Attending the Summit of the Americas in the Mexican city of Monterrey, President Jean Bertrand Aristide however said the exact date of the elections would be decided later.

"The exact date has not been established. It will be necessary to speak with the opposition to find the best time," Aristide said.

But the opposition swiftly rejected the presidential pledge and said Aristide's assurance rang hollow.

"These are statements for external use. Everyone knows he cannot organise elections in six months except elections for the ruling Lavalas party," alleged opposition spokesman Serge Gilles.

Resignation demanded

Instead, Gilles said the opposition wanted an agreement between political parties under which Aristide leaves office.

Huge street demonstrations in recent days in Haiti have brought Aristide under immense pressure.

On Monday, students staged new demonstrations, one day after between 20,000 and 30,000 people took part in one of the biggest rallies yet against the president in Port-au-Prince.

The opposition has been demanding that Aristide step down since legislative elections in May 2000, which opponents said were fixed by the ruling Lavalas.
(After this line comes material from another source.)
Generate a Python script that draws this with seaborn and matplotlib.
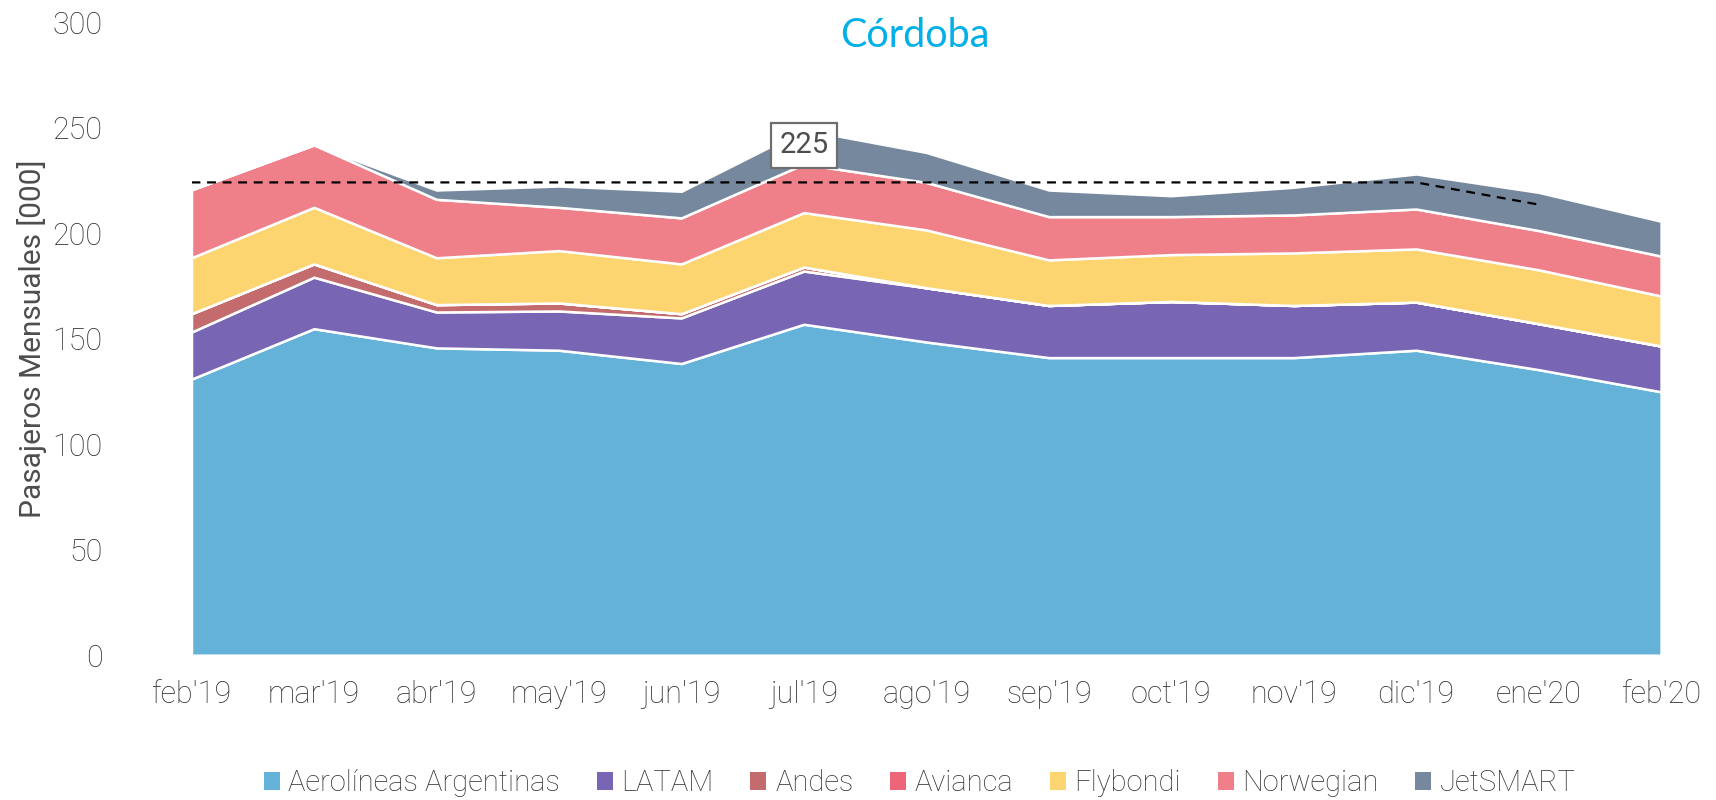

Aristide has been accused of corruption and mismanagement. He still has two years of his five-year term to serve and is refusing to step down.

Undaunted by the opposition campaign, Aristide is also keeping a brave face.

"I am very pleased to organise these elections so I propose the next semester for dialogue both with opposition entities, civil society and businessmen," he said.

"Let's now go to the elections to see what the percentage is of those who are going to vote for us, and what it is with the rest," Aristide added.